I spent an interesting Saturday night with fellow writers Steve Finbow, Melissa Mann, David Oprava and Joe Ridgwell. There was much drinking and discussion of the literary urge, although because of the former I recall little of the latter. I think some of it has perhaps sunk in, subconsciously.

After a couple of pints in The Boot and some (pricier ones) in The Harrison, we (minus Finbow) tagged along to a birthday gathering (the host's word, not mine, from which I understood that we shouldn't expect a party and, by implication, too much fun). It was in a tiny Camden flat with an awesome view of The Electric Ballroom entrance and its queue of stoned revellers. Apparently we were welcome at the gathering, but I couldn't help feeling that we had outstayed our welcome in the first quarter of an hour. I'm not sure why - perhaps it was the offhand comments about the virgin mary and jesus mugshots in front of the toilet, or the constant wanderings of assorted authors in front of the giant plasma screen that everyone else was trying to watch, or just the fact that we were all a little more pissed (or not so polite with it) than the other guests. Oprava (a friend of a friend of the host) has since insisted we were fine there, but I could have sworn I heard the host saying "I want to get rid of them but I'm not sure how," looking over at us as he said it.

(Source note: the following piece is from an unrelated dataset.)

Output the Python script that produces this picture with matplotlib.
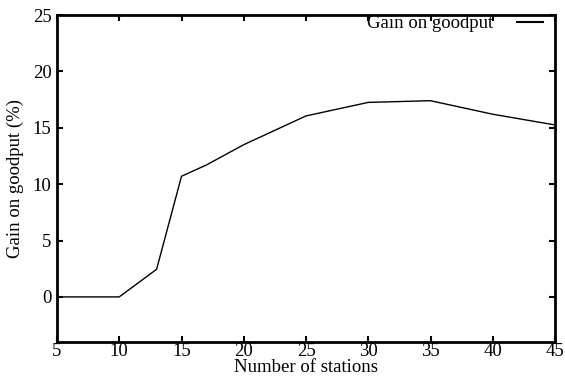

But it's an interesting quandary. How do you get rid of such a literary infestation in a small suburban apartment? For the hosts, I suppose, the problem couldn't be ignored. There was about two thirds of a drunk author for each invited guest, so we didn't exactly overwhelm them, but we were very much there. Part of the solution could be found on the apartment's balcony, where I spent much of the latter part of the evening skewering my hand on the pigeon spikes. No one else seemed bothered by them so perhaps they only work on birds and this author but with with minimal adaptation I suspect they could be manufactured to ward against all manner of nasties, avian and belletristic.

My actions at the end of the evening have been described as close to chivalrous. Now there's a thing I haven't been called in a while.